Ahmet Riza returned to Istanbul after the 1908 revolution and headed the Unionist Party, which was backed by the Committee for Union and Progress (CUP) and which opposed Prince Sabahettin's Ottoman Liberal Union Party and Islamist groups. The Unionists were successful in the elections, and Ahmet Riza became president of the Chamber of Deputies. In April 1909, however, leaders of a mass demonstration at the Sultan Ahmet mosque organized by the Society of Islamic Unity called for Ahmet Riza's resignation and for his replacement by a "true Muslim." Two deputies were killed, apparently mistaken for Ahmet Riza, when the crowd entered the Parliament buildings. Ahmet Riza was deposed, and Ismaʿil Kemal was elected the new president of the Chamber in the ensuing reorganization of government.
Ahmet Riza remained loyal to CUP during his years in government. But, in 1919 he founded a new party, the National Unity Party, and allied himself with Sultan Vahidettin against the Kemalists. He spent the years of the Independence War in Paris, then returned to Istanbul, where he was an instructor at the prestigious Dar al-Fonun school until his death.
Riza's contribution to the Young Turk movement went beyond his organizational abilities. As a follower of the French sociologist Auguste Comte, he first formulated the principles that would influence the development of secularist reform in Turkey.
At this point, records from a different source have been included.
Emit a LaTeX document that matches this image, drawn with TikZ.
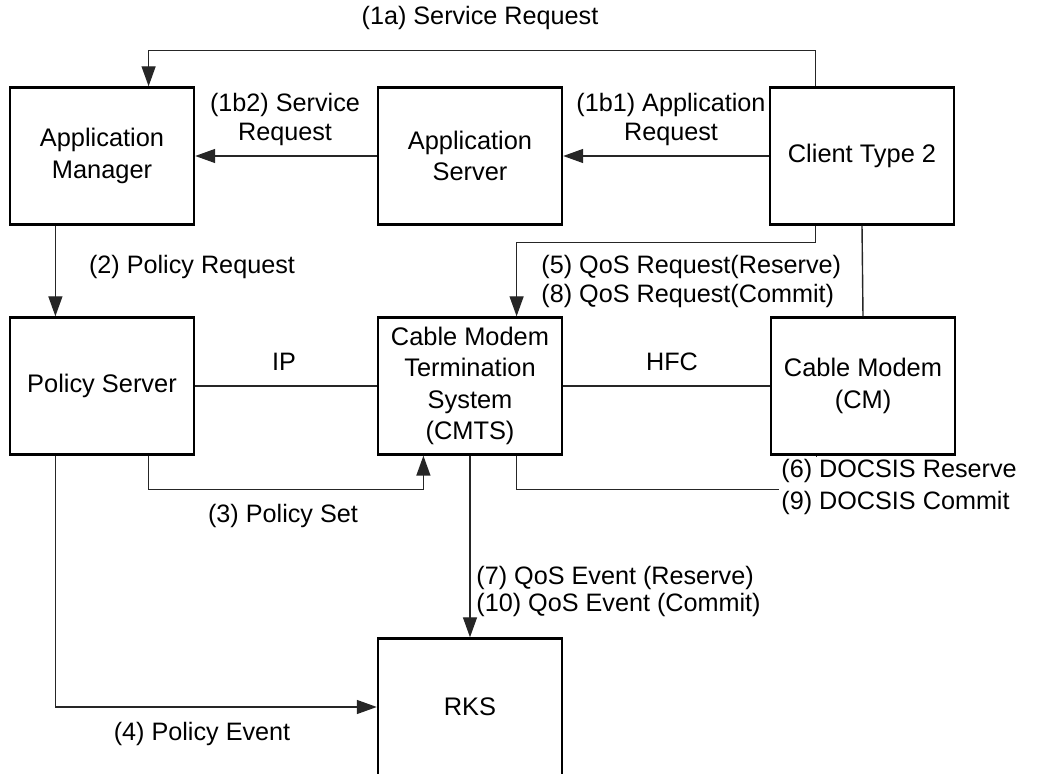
\documentclass[tikz,border=0pt]{standalone}
\usepackage{fontspec}
\setmainfont{Liberation Sans}
\usetikzlibrary{arrows.meta,calc}
\begin{document}
\begin{tikzpicture}[x=0.5pt,y=-0.5pt,
  box/.style={draw, line width=1.2pt, minimum width=92pt, minimum height=68.5pt, align=center, inner sep=0pt, font=\fontsize{12.7}{15.75}\selectfont},
  lbl/.style={inner sep=1pt, font=\fontsize{12.6}{14.5}\selectfont},
  con/.style={line width=0.7pt, draw=black!85},
  arr/.style={con, -{Triangle[length=10pt,width=7pt]}}]
\useasboundingbox (0,0) rectangle (1044,774);
\node[box] (am) at (102,156) {Application\\Manager};
\node[box] (as) at (470,156) {Application\\Server};
\node[box] (ct) at (862,156) {Client Type 2};
\node[box] (ps) at (102,386) {Policy Server};
\node[box] (cmts) at (470,386) {Cable Modem\\Termination\\System\\(CMTS)};
\node[box] (cm) at (863,386) {Cable Modem\\(CM)};
\node[box] (rks) at (470,707) {RKS};
\draw[arr] ($(ct.north west)!.25!(ct.north east)$) -- ++(0,-36) -| ($(am.north west)!.75!(am.north east)$);
\draw[arr] (ct.west) -- (as.east);
\draw[arr] (as.west) -- (am.east);
\draw[arr] ($(am.south west)!.25!(am.south east)$) -- ($(ps.north west)!.25!(ps.north east)$);
\draw[arr] ($(ct.south west)!.25!(ct.south east)$) -- ++(0,17) -| ($(cmts.north west)!.75!(cmts.north east)$);
\draw[con] (ct.south) -- (cm.north);
\draw[con] (ps.east) -- (cmts.west);
\draw[con] (cmts.east) -- (cm.west);
\draw[arr] ($(ps.south west)!.75!(ps.south east)$) -- ++(0,34) -| ($(cmts.south west)!.25!(cmts.south east)$);
\draw[con] ($(cmts.south west)!.75!(cmts.south east)$) -- ++(0,34) -| ($(cm.south west)!.25!(cm.south east)$);
\draw[arr] (cmts.south) -- (rks.north);
\draw[arr] ($(ps.south west)!.25!(ps.south east)$) |- (rks.west);
\node[lbl] (l1a) at (480,18) {(1a) Service Request};
\node[lbl, align=center] (l1b2) at (285,119) {(1b2) Service\\Request};
\node[lbl, align=center] (l1b1) at (671,119) {(1b1) Application\\Request};
\node[lbl] (l2) at (192,267) {(2) Policy Request};
\node[lbl, align=left, anchor=west] (l5) at (539,281) {(5) QoS Request(Reserve)\\(8) QoS Request(Commit)};
\node[lbl] (lip) at (284,362) {IP};
\node[lbl] (lhfc) at (672,362) {HFC};
\node[lbl] (l3) at (283,516) {(3) Policy Set};
\node[lbl, align=left, anchor=west, fill=white, font=\fontsize{12.6}{16}\selectfont] (l6) at (779,487) {(6) DOCSIS Reserve\\(9) DOCSIS Commit};
\node[lbl, align=left, anchor=west, font=\fontsize{12.6}{13.5}\selectfont] (l7) at (474,591) {(7) QoS Event (Reserve)\\(10) QoS Event (Commit)};
\node[lbl] (l4) at (202,734) {(4) Policy Event};
\end{tikzpicture}
\end{document}
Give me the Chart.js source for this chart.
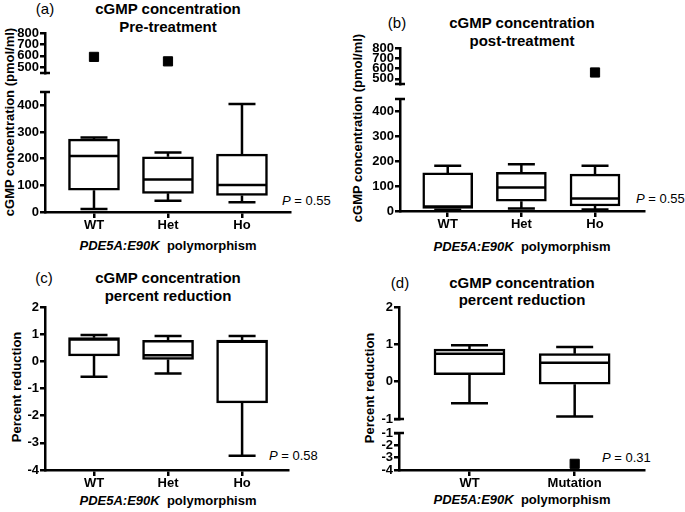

For example, the slogan heading his magazine Meşveret, "order and progress," was drawn from French positivist ideas and is probably linked to the simultaneous naming of an Istanbul opposition group, Union and Progress.
Bibliography
Lewis, Bernard. The Emergence of Modern Turkey, 3d edition. New York: Oxford University Press, 2002.
Shaw, Stanford J., and Shaw, Ezel Kural. History of the Ottoman Empire and Modern Turkey, Vol. 2: Reform, Revolution, and Republic: The Rise of Modern Turkey, 1808 - 1975. Cambridge, U.K., and New York: Cambridge University Press, 1977.